■ **ENTRIES**
• • •

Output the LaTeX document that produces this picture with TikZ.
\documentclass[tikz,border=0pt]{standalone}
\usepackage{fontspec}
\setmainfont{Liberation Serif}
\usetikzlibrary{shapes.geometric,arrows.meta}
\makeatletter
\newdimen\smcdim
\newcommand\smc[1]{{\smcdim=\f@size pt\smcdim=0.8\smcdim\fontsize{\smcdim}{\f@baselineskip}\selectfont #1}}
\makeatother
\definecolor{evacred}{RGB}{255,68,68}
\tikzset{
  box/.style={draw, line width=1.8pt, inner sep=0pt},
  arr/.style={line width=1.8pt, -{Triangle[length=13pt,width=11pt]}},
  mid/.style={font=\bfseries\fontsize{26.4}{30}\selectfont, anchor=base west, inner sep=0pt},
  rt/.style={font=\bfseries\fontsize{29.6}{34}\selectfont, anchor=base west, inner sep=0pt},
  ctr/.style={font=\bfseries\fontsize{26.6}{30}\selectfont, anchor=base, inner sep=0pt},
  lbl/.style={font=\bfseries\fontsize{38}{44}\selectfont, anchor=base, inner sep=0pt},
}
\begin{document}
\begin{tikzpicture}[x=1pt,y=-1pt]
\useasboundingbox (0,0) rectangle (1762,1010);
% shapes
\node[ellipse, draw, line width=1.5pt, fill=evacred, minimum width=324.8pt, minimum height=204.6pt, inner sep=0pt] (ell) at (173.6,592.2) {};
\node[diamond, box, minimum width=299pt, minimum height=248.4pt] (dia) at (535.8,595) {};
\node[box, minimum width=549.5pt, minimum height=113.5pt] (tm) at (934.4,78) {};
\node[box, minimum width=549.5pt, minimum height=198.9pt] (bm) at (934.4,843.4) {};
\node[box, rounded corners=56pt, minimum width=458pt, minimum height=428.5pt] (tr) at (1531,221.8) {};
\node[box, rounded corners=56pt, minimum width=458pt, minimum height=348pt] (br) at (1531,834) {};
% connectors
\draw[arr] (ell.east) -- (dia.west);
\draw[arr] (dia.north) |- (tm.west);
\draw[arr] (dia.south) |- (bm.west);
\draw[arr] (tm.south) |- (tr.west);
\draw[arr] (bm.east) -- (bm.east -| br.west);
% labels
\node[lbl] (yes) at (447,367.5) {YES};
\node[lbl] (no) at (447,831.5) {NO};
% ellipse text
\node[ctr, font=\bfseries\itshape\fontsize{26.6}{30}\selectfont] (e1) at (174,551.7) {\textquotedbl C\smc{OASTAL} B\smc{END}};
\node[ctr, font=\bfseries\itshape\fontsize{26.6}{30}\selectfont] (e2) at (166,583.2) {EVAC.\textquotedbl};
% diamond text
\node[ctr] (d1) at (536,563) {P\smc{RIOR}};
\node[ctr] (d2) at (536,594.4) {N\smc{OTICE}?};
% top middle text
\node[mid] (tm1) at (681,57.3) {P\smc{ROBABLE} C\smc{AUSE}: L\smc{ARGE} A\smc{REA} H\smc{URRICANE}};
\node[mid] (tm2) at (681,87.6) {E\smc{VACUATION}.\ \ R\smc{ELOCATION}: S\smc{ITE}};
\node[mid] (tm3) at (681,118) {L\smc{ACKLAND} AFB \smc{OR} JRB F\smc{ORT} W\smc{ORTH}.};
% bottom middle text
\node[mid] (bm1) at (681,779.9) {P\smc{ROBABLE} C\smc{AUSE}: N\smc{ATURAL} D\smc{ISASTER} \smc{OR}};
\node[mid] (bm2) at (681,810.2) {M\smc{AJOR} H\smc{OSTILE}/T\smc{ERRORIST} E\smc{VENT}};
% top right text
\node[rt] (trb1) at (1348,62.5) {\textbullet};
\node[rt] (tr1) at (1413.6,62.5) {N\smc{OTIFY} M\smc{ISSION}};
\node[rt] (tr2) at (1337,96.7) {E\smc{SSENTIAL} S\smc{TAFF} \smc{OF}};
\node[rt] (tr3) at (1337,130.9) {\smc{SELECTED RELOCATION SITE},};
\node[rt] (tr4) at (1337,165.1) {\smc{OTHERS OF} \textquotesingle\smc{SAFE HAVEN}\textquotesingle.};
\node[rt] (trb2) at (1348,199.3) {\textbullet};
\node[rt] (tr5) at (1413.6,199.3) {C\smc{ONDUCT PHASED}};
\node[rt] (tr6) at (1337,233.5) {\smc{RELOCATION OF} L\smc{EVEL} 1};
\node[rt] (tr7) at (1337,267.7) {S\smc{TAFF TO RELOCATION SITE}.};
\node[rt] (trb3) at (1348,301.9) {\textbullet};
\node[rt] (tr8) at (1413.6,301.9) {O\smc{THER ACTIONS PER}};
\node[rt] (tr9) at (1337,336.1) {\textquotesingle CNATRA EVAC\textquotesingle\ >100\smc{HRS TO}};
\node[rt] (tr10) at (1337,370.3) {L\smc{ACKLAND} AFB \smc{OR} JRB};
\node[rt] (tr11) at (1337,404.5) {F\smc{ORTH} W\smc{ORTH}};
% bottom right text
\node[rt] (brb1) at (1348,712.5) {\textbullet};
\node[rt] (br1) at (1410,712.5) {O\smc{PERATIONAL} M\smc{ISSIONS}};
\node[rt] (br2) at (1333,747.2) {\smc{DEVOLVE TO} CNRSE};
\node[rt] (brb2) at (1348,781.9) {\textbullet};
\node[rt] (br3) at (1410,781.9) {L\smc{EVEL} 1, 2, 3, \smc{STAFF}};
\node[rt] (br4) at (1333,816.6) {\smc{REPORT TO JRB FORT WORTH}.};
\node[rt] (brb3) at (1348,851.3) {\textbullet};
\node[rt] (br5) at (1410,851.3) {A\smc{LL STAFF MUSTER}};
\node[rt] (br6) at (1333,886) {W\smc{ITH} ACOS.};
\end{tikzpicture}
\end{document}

• • •

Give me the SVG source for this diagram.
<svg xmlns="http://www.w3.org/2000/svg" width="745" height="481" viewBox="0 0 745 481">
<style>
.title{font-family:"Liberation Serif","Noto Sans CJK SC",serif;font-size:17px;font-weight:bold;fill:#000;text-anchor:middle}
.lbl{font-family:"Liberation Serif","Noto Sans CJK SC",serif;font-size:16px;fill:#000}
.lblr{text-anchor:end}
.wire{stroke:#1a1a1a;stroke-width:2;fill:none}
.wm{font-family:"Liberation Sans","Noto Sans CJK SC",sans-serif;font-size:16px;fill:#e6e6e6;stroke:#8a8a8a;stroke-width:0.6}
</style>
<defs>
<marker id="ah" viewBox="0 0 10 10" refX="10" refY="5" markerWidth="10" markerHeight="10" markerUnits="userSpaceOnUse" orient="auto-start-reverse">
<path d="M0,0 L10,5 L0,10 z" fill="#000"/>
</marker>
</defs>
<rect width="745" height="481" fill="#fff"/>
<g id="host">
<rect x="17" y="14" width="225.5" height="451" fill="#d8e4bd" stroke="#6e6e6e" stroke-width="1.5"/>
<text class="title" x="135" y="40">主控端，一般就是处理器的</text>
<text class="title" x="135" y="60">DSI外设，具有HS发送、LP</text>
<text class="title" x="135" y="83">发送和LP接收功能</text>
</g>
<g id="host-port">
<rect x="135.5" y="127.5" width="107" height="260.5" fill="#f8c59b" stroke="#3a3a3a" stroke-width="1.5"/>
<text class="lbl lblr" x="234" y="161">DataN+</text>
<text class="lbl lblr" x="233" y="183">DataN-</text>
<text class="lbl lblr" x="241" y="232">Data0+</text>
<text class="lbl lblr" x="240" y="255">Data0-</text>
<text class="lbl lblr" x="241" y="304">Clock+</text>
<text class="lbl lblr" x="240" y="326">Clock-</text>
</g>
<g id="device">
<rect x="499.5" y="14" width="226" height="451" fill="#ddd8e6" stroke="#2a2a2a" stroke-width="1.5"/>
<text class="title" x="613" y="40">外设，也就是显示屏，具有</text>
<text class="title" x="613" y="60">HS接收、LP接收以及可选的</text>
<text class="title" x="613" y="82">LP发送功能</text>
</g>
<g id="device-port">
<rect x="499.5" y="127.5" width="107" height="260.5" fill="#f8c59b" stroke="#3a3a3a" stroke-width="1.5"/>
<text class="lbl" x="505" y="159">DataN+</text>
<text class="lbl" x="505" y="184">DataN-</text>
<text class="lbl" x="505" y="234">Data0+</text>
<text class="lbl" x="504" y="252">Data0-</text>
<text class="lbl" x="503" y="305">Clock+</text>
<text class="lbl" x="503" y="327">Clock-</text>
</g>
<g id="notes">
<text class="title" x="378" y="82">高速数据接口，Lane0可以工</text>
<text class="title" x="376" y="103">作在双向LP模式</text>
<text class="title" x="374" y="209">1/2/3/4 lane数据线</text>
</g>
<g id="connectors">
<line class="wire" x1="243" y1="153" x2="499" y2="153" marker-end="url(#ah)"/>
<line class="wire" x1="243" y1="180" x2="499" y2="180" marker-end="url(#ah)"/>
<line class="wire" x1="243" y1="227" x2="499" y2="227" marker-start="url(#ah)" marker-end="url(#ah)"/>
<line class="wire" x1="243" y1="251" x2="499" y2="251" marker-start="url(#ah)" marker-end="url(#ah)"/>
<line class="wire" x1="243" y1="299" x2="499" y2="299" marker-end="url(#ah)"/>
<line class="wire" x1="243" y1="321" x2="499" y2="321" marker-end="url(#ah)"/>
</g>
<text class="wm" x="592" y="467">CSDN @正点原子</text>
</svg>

• • •

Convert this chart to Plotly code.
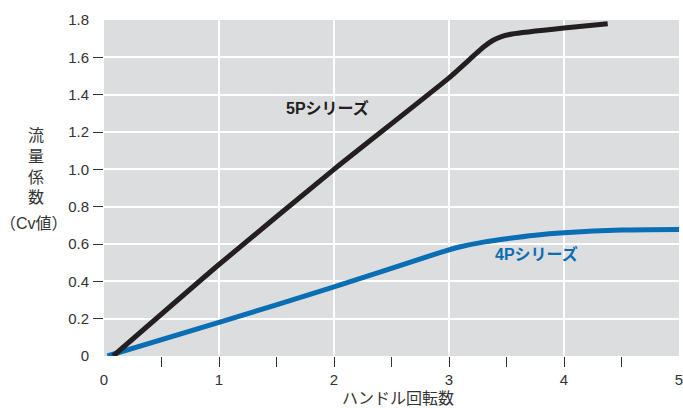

• • •

■ **PROBLEM TO WORK ON**
Work out how many lines above contain the word "this". Give only the number.

■ **IN RESPONSE**
3